VPs are the operational backbone of private restaurant brands, leading the functions that deliver day-to-day performance. Compensation at this level is increasingly customized to reflect impact, tenure risk, and competitive pressure.

Base Salary + Bonus

  • Base salaries typically range from $200K–$350K, with digital, ops, and franchising roles commanding a premium.

  • Annual bonus targets range from 25% to 50% of base, driven by:

    • Comp sales and EBITDA

    • Labor efficiency and turnover

    • Technology adoption and marketing ROI

  • PE-backed companies often include “performance gates” (e.g., minimum EBITDA before bonus eligibility)

Equity Participation

  • Equity is less common, and when offered, significantly smaller than C-suite stakes.

  • Common formats:

    • Phantom equity or Stock Appreciation Rights

    • Deferred bonus pools tied to an exit event

    • Retention-based RSUs with cliff vesting at year 3

  • Typical equity exposure is 0.1% – 1.0%, though this increases slightly in earlier-stage companies.

Emerging Compensation Trends

Exit-Aligned Incentives at the C-Level

Equity grants now frequently vest based on hitting specific value creation hurdles (e.g., 2x–3x return on equity) to ensure CEO and PE sponsor alignment.

Phantom Equity and Deferred Bonuses for VPs

To avoid dilution and preserve cap table flexibility, many companies grant VPs synthetic equity that mirrors true equity value at exit, but without governance rights.

Retention Bonuses for High-Churn Roles

For VP roles with high turnover (Ops, HR), companies are using deferred cash bonuses (e.g., $100K payable after 24 months) to retain executional leadership through exit.

Role-Based Pay Differentiation

VPs in digital, franchising, or supply chain roles now often receive premium pay or separate LTIP eligibility, reflecting their outsize impact on value creation and scalability.

Portable Equity in Event of Exit

C-level leaders are negotiating equity rollover rights post-transaction, allowing them to participate in upside during a second investment cycle under a new owner.

Strategic Implications for Owners and Operators

Private restaurant leaders, especially those backed by PE, must strike a balance between motivating talent and preserving value for investors.

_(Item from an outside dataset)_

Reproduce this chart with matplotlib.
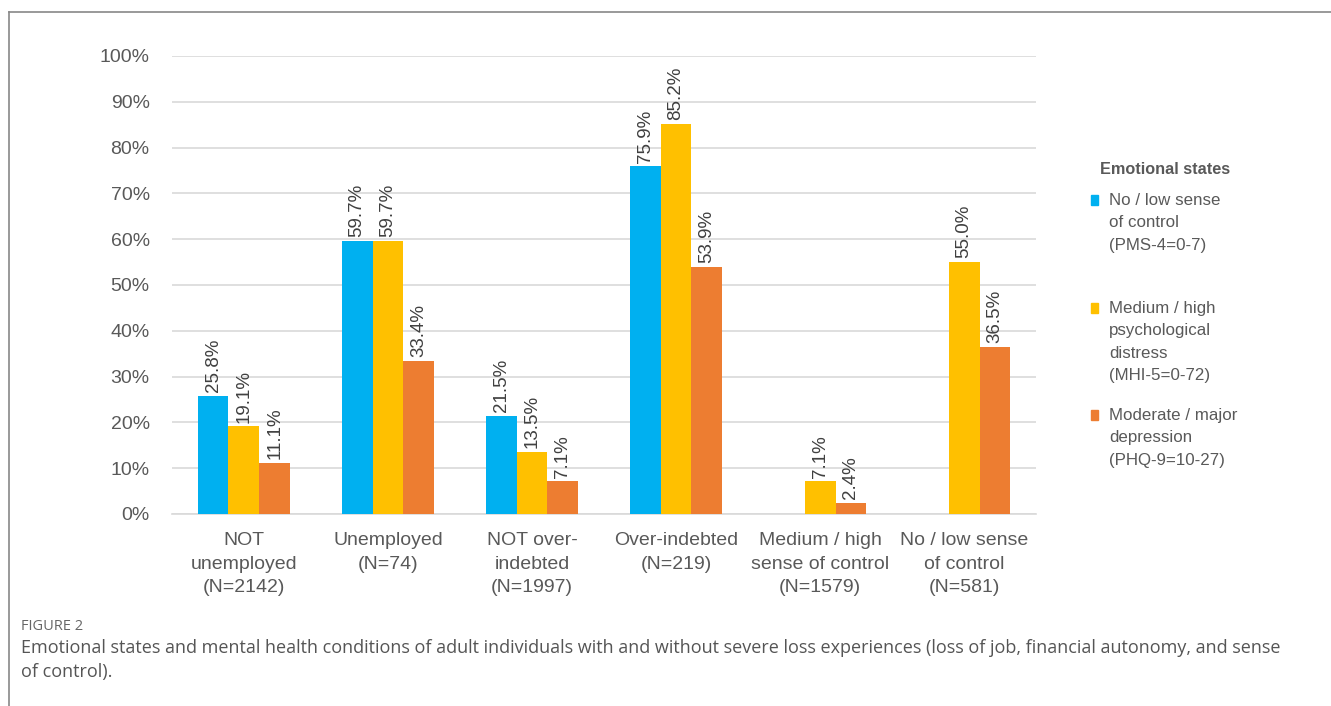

Compensation programs in 2025 increasingly reflect:

  • Alignment with exit strategy

  • Talent retention over 3–5 year windows

  • Differentiated rewards for high-ROI functional leaders

  • Strategic use of equity without over-dilution

Companies that proactively tailor comp plans to their growth stage, capital structure, and leadership depth will be best positioned to scale and attract institutional capital, or exit successfully.

Conclusion: Compensation as a Growth Engine

In 2025, private and PE-backed restaurant companies are no longer treating compensation as an HR function, it’s a lever of strategic value creation. The C-suite is being structured to maximize equity outcomes at exit, while VP-level leaders are incentivized to deliver operational excellence over time.

As M&A heats up and the capital landscape evolves, companies that design thoughtful, aligned compensation frameworks will stand apart, not just in how they pay their leaders, but in the enterprise value they build.